How do you calculate the success of a family-oriented community theater production, a show that exists solely to entertain?
Is it fun? Does it create a world of its own, and hold you there once you buy into it? Is the audience distracted by the production values, the talent offered on display, or dated material?
The Tybee Arts Association's production of The Wizard of Oz is a rousing success on every front. For its goal is simply to take you someplace else for two hours, and keep you entertained.
And yes, it's loads of fun.
The play is an almost word-for-word adaptation of the script of the 1939 Wizard of Oz film, and that's not a bad thing, since it's witty, mysterious, fast-paced and weaves those famous songs into the dialogue as seamlessly as yellow bricks on a smoothly masoned road.
The other advantage, of course, is that everybody and his grandmother knows the movie backwards and forwards, so once we get started we pretty much know where we're headed.
They've set up an enormous stage in the Tybee Gym, and the play's action uses every little corner of it. And when Dorothy, the Scarecrow, the Tin Man and the Cowardly Lion link arms and venture "off to see the wizard," they do so down a yellow brick ramp and through the audience.
The leads are well-cast; all four can sing well (young Glory Padgett does a swell job with Dorothy's signature tune "Over the Rainbow") and they all seem as if they're genuinely having a good time up there. In community theater musicals, that counts for a lot.
The costumes and makeup are remarkable.
Adam Rich's Scarecrow is elastic and goofy, while Bob Fulton gives the Tin Man a stiff-legged walk and sentimental demeanor.
Renee DeRossett, who's the play's co-director, steals every scene as the Lion. I think she's channeled the ghost of Bert Lahr.
The two "crowd" scenes (Munchkinland and the Emerald City) include what looks like the entire population of Tybee Island onstage. They are delightful scenes, and it's enchanting to watch tiny little kids enthusiastically singing the songs alongside older residents, everyone sporting colorful costumes and looking like they're having the time of their lives.
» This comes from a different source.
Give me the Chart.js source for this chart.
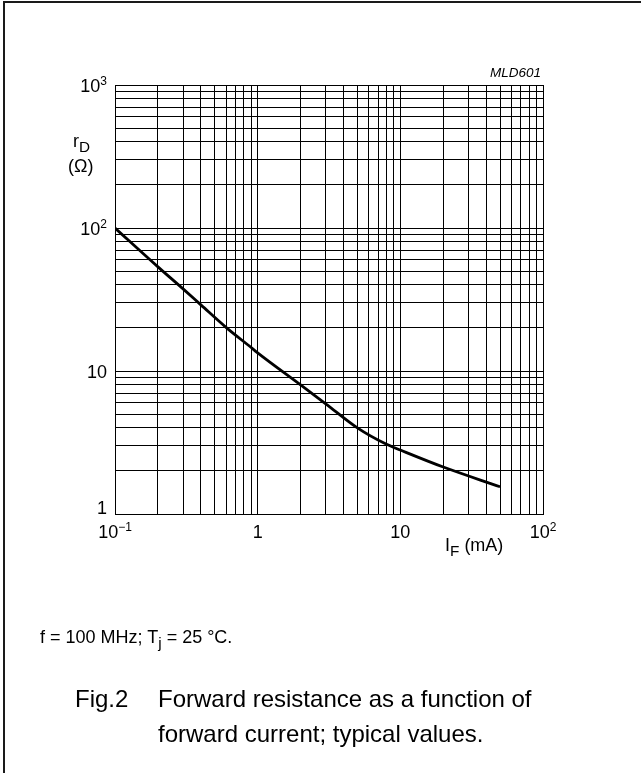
<!DOCTYPE html>
<html>
<head>
<meta charset="utf-8">
<script src="https://cdn.jsdelivr.net/npm/chart.js@4"></script>
<style>
  html, body { margin: 0; padding: 0; background: #fff; }
  body { width: 641px; height: 773px; position: relative; overflow: hidden;
         font-family: "Liberation Sans", Arial, sans-serif; color: #000; }
  #frame { position: absolute; left: 3px; top: 1px; width: 700px; height: 800px;
           border-left: 2px solid #1a1a1a; border-top: 2px solid #1a1a1a; }
  #chart { position: absolute; left: 0; top: 0; }
  .txt { position: absolute; white-space: nowrap; line-height: 1; }
  .sub { font-size: 0.85em; position: relative; top: 0.33em; }
</style>
</head>
<body>
<div id="frame"></div>
<canvas id="chart" width="641" height="773"></canvas>

<div class="txt" style="right:100px; top:66px; font-size:13.5px; font-style:italic;">MLD601</div>
<div class="txt" style="left:73px; top:132px; font-size:18px;">r<span class="sub">D</span></div>
<div class="txt" style="left:68px; top:157px; font-size:18px;">(Ω)</div>
<div class="txt" style="left:445px; top:536px; font-size:18px;">I<span class="sub">F</span> (mA)</div>
<div class="txt" style="left:40px; top:628px; font-size:18px;">f = 100 MHz; T<span class="sub">j</span> = 25 °C.</div>
<div class="txt" style="left:75px; top:681px; font-size:24px; line-height:35px;">Fig.2</div>
<div class="txt" style="left:158px; top:681px; font-size:24px; line-height:35px;">Forward resistance as a function of<br>forward current; typical values.</div>

<script>
// forward current I_F (mA) vs forward resistance r_D (ohm)
const currentMA = [0.1, 0.2, 0.3, 0.4, 0.6, 0.9, 1, 2, 3, 5, 8, 10, 20, 50];
const resistanceOhm = [100, 53.5, 37.5, 29, 20.2, 14.6, 13.4, 8, 5.9, 4.0, 3.07, 2.8, 2.13, 1.55];

// labelled ticks: [value, base text, exponent]
const xTickLabels = [[0.1, '10', '\u22121'], [1, '1', ''], [10, '10', ''], [100, '10', '2']];
const yTickLabels = [[1, '1', ''], [10, '10', ''], [100, '10', '2'], [1000, '10', '3']];

// grid lines at 1..9 of every decade
function decadeGrid(min, max) {
    const out = [];
    for (let d = min; d < max; d *= 10) {
        for (let k = 1; k < 10; k++) out.push(+(d * k).toPrecision(3));
    }
    out.push(max);
    return out;
}

const BASE_FONT = '18px "Liberation Sans", Arial, sans-serif';
const EXP_FONT = '12px "Liberation Sans", Arial, sans-serif';

function drawPow(ctx, base, exp, x, y, align) {
    ctx.font = BASE_FONT;
    const wb = ctx.measureText(base).width;
    ctx.font = EXP_FONT;
    const we = exp ? ctx.measureText(exp).width : 0;
    const total = wb + we;
    const start = align === 'right' ? x - total : x - total / 2;
    ctx.font = BASE_FONT;
    ctx.fillText(base, start, y);
    if (exp) {
        ctx.font = EXP_FONT;
        ctx.fillText(exp, start + wb, y - 7);
    }
}

const tickLabelPlugin = {
    id: 'tickLabels',
    afterDraw(chart) {
        const ctx = chart.ctx;
        const xs = chart.scales.x, ys = chart.scales.y;
        ctx.save();
        ctx.fillStyle = '#000';
        ctx.textAlign = 'left';
        ctx.textBaseline = 'alphabetic';
        yTickLabels.forEach(([v, b, e]) => {
            const py = ys.getPixelForValue(v);
            // the bottom label sits above the x labels
            const base = py >= ys.bottom - 1 ? py : py + 6.5;
            drawPow(ctx, b, e, xs.left - 8, base, 'right');
        });
        xTickLabels.forEach(([v, b, e]) => {
            drawPow(ctx, b, e, xs.getPixelForValue(v), ys.bottom + 24, 'center');
        });
        ctx.restore();
    }
};

const gridOpts = { color: '#000', lineWidth: 1, drawTicks: false };

new Chart(document.getElementById('chart'), {
    type: 'line',
    data: {
        datasets: [{
            data: currentMA.map((x, i) => ({ x: x, y: resistanceOhm[i] })),
            borderColor: '#000',
            borderWidth: 2.8,
            pointRadius: 0,
            cubicInterpolationMode: 'monotone',
            fill: false
        }]
    },
    options: {
        responsive: false,
        animation: false,
        devicePixelRatio: 1,
        layout: { padding: { left: 0, top: 85, right: 98, bottom: 0 } },
        plugins: { legend: { display: false }, tooltip: { enabled: false } },
        scales: {
            x: {
                type: 'logarithmic',
                min: 0.1, max: 100,
                grid: gridOpts,
                border: { color: '#000', width: 1 },
                ticks: { display: false },
                afterBuildTicks: s => { s.ticks = decadeGrid(0.1, 100).map(v => ({ value: v })); },
                afterFit: s => { s.height = 773 - 514; }
            },
            y: {
                type: 'logarithmic',
                min: 1, max: 1000,
                grid: gridOpts,
                border: { color: '#000', width: 1 },
                ticks: { display: false },
                afterBuildTicks: s => { s.ticks = decadeGrid(1, 1000).map(v => ({ value: v })); },
                afterFit: s => { s.width = 115; }
            }
        }
    },
    plugins: [tickLabelPlugin]
});
</script>
</body>
</html>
That, in a nutshell, is community theater.
On the night I attended, the young children in the audience were enthralled by the entire show. Perhaps they'd seen the movie, perhaps not yet, but the story is timeless and spellbinding, and this production is nothing short of charming.
At Saturday night's show, co-director Kim Trammell's appearances as the green-skinned Wicked Witch of the West drew gasps from the youngest members of the audience. Every time.
The video effects, provided by Tytan Studios, are remarkably well-integrated into the production, especially the first appearance of the Wizard himself. Although former Georgia congressman Burke Day appeared as the giant floating head of the big man, at Saturday's show his "live" character was played by Barry Finch, who looks nothing like Day. I have to admit, that was a tad confusing.
Of course, such a massive undertaking can't be one hundred percent perfect. The use of canned music tracks was off-putting at first (although one suspects the use of a live orchestra might have proved problematic). I got used to it.
The "added" dialogue from the angry apple trees didn't come off so well.
Some of the scene changes took a little longer than they probably should have, with costumed cast members still onstage, moving things around, when the lights came up.
Mere quibbles, however. This production of The Wizard of Oz casts its spell in the opening minutes, and when Dorothy finally arrives back home in Kansas, you'll feel as if you've gone on the journey with her.
There's something magical in the air on Tybee Island. Bring the kids.
The Wizard of Oz continues July 29-31.